You are complicit in every published belch of metastasizing hatred and every resulting act of violence, insurrection and anarchy.
Richard B Morris says
Considering the collapse of the Crypto markets, this pretty much says it all about the future of .XYZ; ”
“I genuinely believe all of these .xyz sales are from big crypto-players, tech companies, and venture capitalists that were simply trying to hop on the crypto/.xyz trend by purchasing a keyword .xyz. They had an idea, plus the money to burn, but simply never got around to making their ideas a reality. Crypto as a whole is full of mystery and secrecy and I believe this is somewhat blended with .xyz sales.”
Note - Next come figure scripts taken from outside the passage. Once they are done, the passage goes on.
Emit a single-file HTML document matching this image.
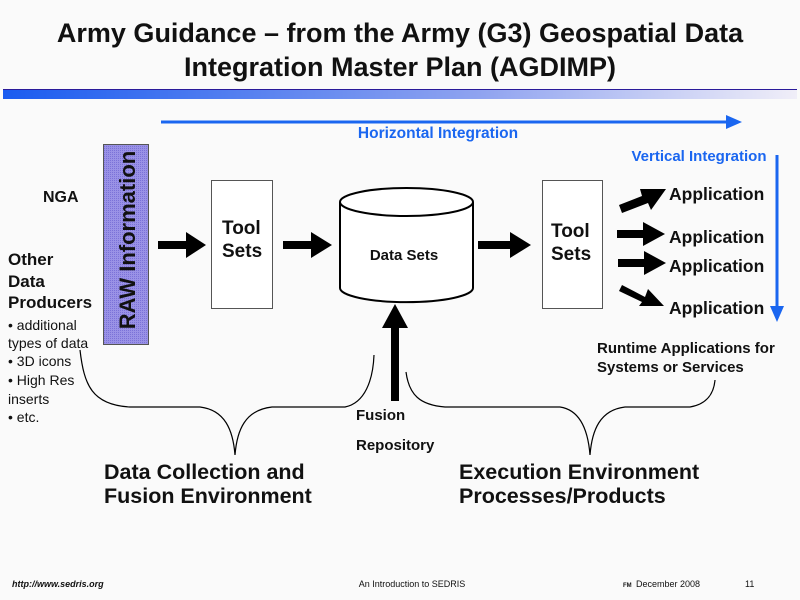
<!DOCTYPE html>
<html><head><style>
body{margin:0;background:#fafafa;}
svg{display:block;font-family:"Liberation Sans",Arial,sans-serif;}
</style></head><body>
<svg width="800" height="600" viewBox="0 0 800 600">
<defs>
<linearGradient id="g" x1="0" x2="1"><stop offset="0" stop-color="#1a5cf0"/><stop offset="0.6" stop-color="#8fa3f0"/><stop offset="1" stop-color="#f0eef8"/></linearGradient>
<pattern id="p" width="2" height="2" patternUnits="userSpaceOnUse"><rect width="2" height="2" fill="#9a92e6"/><rect width="1" height="1" fill="#7b72d8"/></pattern>
</defs>
<rect width="800" height="600" fill="#fafafa"/>
<text x="400" y="42" text-anchor="middle" font-size="27" font-weight="bold" fill="#111">Army Guidance – from the Army (G3) Geospatial Data</text>
<text x="400" y="76" text-anchor="middle" font-size="27" font-weight="bold" fill="#111">Integration Master Plan (AGDIMP)</text>
<rect x="3" y="89" width="794" height="10" fill="url(#g)"/>
<line x1="3" y1="89.5" x2="797" y2="89.5" stroke="#2a1a9a" stroke-width="1"/>
<line x1="161" y1="122" x2="728" y2="122" stroke="#1a66f0" stroke-width="3"/>
<polygon points="726,115 742,122 726,129" fill="#1a66f0"/>
<text x="438" y="138" text-anchor="middle" font-size="15.5" font-weight="bold" fill="#1a66f0">Horizontal Integration</text>
<text x="699" y="161" text-anchor="middle" font-size="15" font-weight="bold" fill="#1a66f0">Vertical Integration</text>
<line x1="777" y1="155" x2="777" y2="308" stroke="#1a66f0" stroke-width="3"/>
<polygon points="770,306 777,322 784,306" fill="#1a66f0"/>
<text x="43" y="202" font-size="16" font-weight="bold" fill="#111">NGA</text>
<g font-size="17" font-weight="bold" fill="#111">
<text x="8" y="265">Other</text><text x="8" y="287">Data</text><text x="8" y="308">Producers</text></g>
<g font-size="14" fill="#111">
<text x="8" y="330">• additional</text><text x="8" y="348">types of data</text><text x="8" y="366">• 3D icons</text><text x="8" y="385">• High Res</text><text x="8" y="404">inserts</text><text x="8" y="422">• etc.</text></g>
<rect x="103.5" y="144.5" width="45" height="200" fill="url(#p)" stroke="#555"/>
<text transform="translate(135,240) rotate(-90)" text-anchor="middle" font-size="22" font-weight="bold" fill="#111">RAW Information</text>
<rect x="211.5" y="180.5" width="61" height="128" fill="#fff" stroke="#555"/>
<text x="222" y="234" font-size="19" font-weight="bold" fill="#111">Tool</text>
<text x="222" y="257" font-size="19" font-weight="bold" fill="#111">Sets</text>
<rect x="542.5" y="180.5" width="60" height="128" fill="#fff" stroke="#555"/>
<text x="551" y="237" font-size="19" font-weight="bold" fill="#111">Tool</text>
<text x="551" y="260" font-size="19" font-weight="bold" fill="#111">Sets</text>
<path d="M340,202 L340,288 A66,14 0 0 0 473,288 L473,202" fill="#fff" stroke="#000" stroke-width="2"/>
<ellipse cx="406.5" cy="202" rx="66.5" ry="14" fill="#fff" stroke="#000" stroke-width="2"/>
<text x="404" y="260" text-anchor="middle" font-size="15" font-weight="bold" fill="#111">Data Sets</text>
<g fill="#000">
<rect x="158" y="241" width="30" height="8"/><polygon points="186,232 206,245 186,258"/>
<rect x="283" y="241" width="30" height="8"/><polygon points="311,232 332,245 311,258"/>
<rect x="478" y="241" width="34" height="8"/><polygon points="510,232 531,245 510,258"/>
<rect x="391" y="325" width="8" height="76"/><polygon points="382,328 395,304 408,328"/>
<polygon points="619,205 642,196 640,189 666,189 651,210 648,203 622,213"/>
<rect x="617" y="230" width="28" height="8"/><polygon points="643,222 665,234 643,246"/>
<rect x="618" y="259" width="28" height="8"/><polygon points="644,251 666,263 644,275"/>
<polygon points="622,285 645,297 648,289 664,306 639,306 642,302 619,291"/>
</g>
<g font-size="17.5" font-weight="bold" fill="#111">
<text x="669" y="200">Application</text><text x="669" y="243">Application</text><text x="669" y="272">Application</text><text x="669" y="314">Application</text></g>
<text x="597" y="353" font-size="15" font-weight="bold" fill="#111">Runtime Applications for</text>
<text x="597" y="372" font-size="15" font-weight="bold" fill="#111">Systems or Services</text>
<g fill="none" stroke="#000" stroke-width="1.2">
<path d="M80,350 C84,385 92,405 130,407 L200,407 C225,410 233,430 235,455 C237,430 245,410 272,407 L345,407 C365,403 373,380 374,355"/>
<path d="M406,372 C409,395 420,405 445,407 L560,407 C580,410 588,430 590,455 C592,430 600,410 625,407 L690,407 C708,404 714,392 715,380"/>
</g>
<text x="356" y="420" font-size="15" font-weight="bold" fill="#111">Fusion</text>
<text x="356" y="450" font-size="15" font-weight="bold" fill="#111">Repository</text>
<g font-size="21.5" font-weight="bold" fill="#111">
<text x="104" y="479">Data Collection and</text><text x="104" y="503">Fusion Environment</text>
<text x="459" y="479">Execution Environment</text><text x="459" y="503">Processes/Products</text></g>
<text x="12" y="587" font-size="9" font-weight="bold" font-style="italic" fill="#111">http://www.sedris.org</text>
<text x="412" y="587" text-anchor="middle" font-size="9" fill="#111">An Introduction to SEDRIS</text>
<text x="623" y="587" font-size="6" font-weight="bold" fill="#111">FM</text>
<text x="636" y="587" font-size="9" fill="#111">December 2008</text>
<text x="745" y="587" font-size="9" fill="#111">11</text>
</svg>
</body></html>
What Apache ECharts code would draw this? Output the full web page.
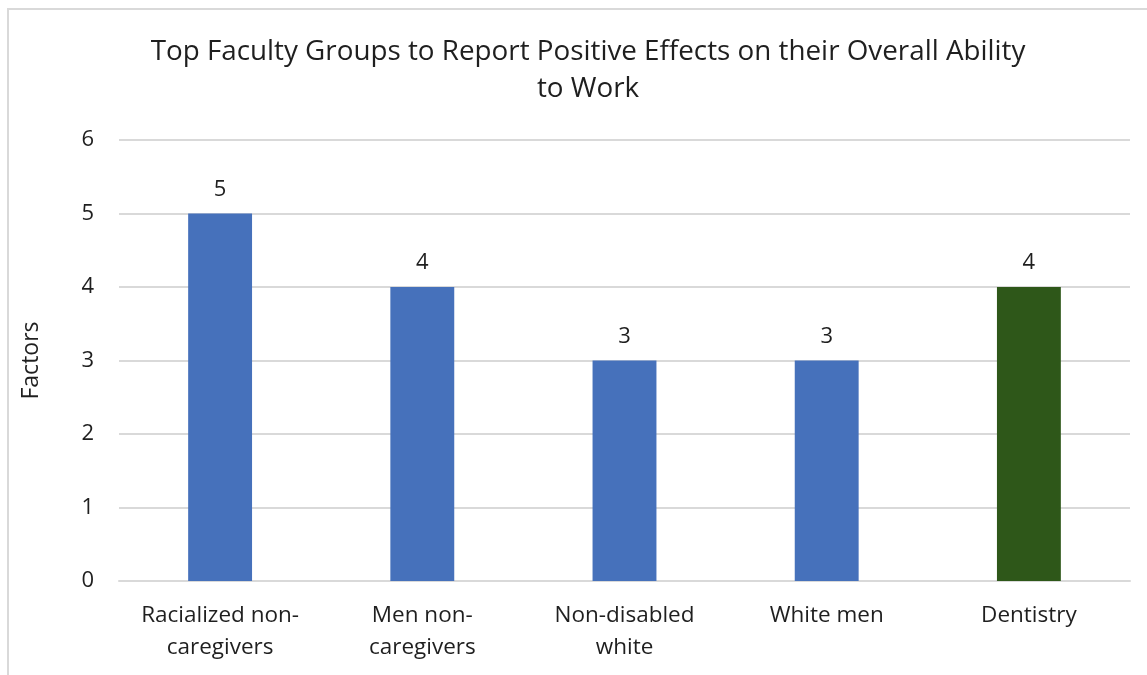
<!DOCTYPE html>
<html>
<head>
<meta charset="utf-8">
<script src="https://cdn.jsdelivr.net/npm/echarts@6/dist/echarts.min.js"></script>
<style>
	html, body { margin: 0; padding: 0; background: #fff; }
	#frame {
		position: absolute; left: 7px; top: 8px; width: 1150px; height: 680px;
		border: 2px solid #d9d9d9; box-sizing: border-box;
	}
	#main { position: absolute; left: 0; top: 0; width: 1147px; height: 675px; }
</style>
</head>
<body>
<div id="frame"></div>
<div id="main"></div>
<script>
	// 类别
	var groups = ['Racialized non-\ncaregivers', 'Men non-\ncaregivers', 'Non-disabled\nwhite', 'White men', 'Dentistry'];
	// 数值
	var factors = [5, 4, 3, 3, 4];
	var barColors = ['#4671bb', '#4671bb', '#4671bb', '#4671bb', '#2e5719'];

	var chart = echarts.init(document.getElementById('main'));
	var font = '"Open Sans", "Noto Sans", sans-serif';
	var option = {
		backgroundColor: 'transparent',
		title: {
			text: 'Top Faculty Groups to Report Positive Effects on their Overall Ability\nto Work',
			left: 583, top: 29, textAlign: 'center',
			textStyle: { fontFamily: font, fontSize: 27.8, fontWeight: 'normal', color: '#1f1f1f', lineHeight: 37 }
		},
		grid: { left: 119, right: 17, top: 140, bottom: 94 },
		xAxis: {
			type: 'category',
			data: groups,
			axisTick: { show: false },
			axisLine: { lineStyle: { color: '#d9d9d9', width: 2 } },
			axisLabel: { fontFamily: font, fontSize: 22.5, color: '#1f1f1f', lineHeight: 32, margin: 19, interval: 0 }
		},
		yAxis: {
			type: 'value',
			min: 0, max: 6, interval: 1,
			name: 'Factors',
			nameLocation: 'middle',
			nameGap: 76,
			nameTextStyle: { fontFamily: font, fontSize: 23, color: '#1f1f1f' },
			axisLabel: { fontFamily: font, fontSize: 22, color: '#1f1f1f', margin: 25 },
			splitLine: { lineStyle: { color: '#d9d9d9', width: 2 } }
		},
		series: [{
			type: 'bar',
			data: factors.map(function (v, i) { return { value: v, itemStyle: { color: barColors[i] } }; }),
			barWidth: '31.6%',
			label: { show: true, position: 'top', distance: 13, fontFamily: font, fontSize: 22, color: '#1f1f1f' }
		}]
	};
	chart.setOption(option);
</script>
</body>
</html>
Michael Anthony Castello says
I just listened to your whole podcast on my flight from Dallas to Los Angeles. You voiced your concerns correctly. I think a lot of people in this industry are watching to see how it plays out,
In my opinion, when there is a buyer and seller transacting funds through a third party, that third party had better have the liquidity to meet their short-term financial obligations. Any excuse otherwise is not going to suffice. No business should rely on future funds to pay off those who they are required to pay within a short period of time. Otherwise, that is where things can get messy.
When a company is solvent, investors will see it as stable and can choose to stay in it, but if the bottom falls out, there is a ripple effect where people can get hurt. In that respect, government oversight is required.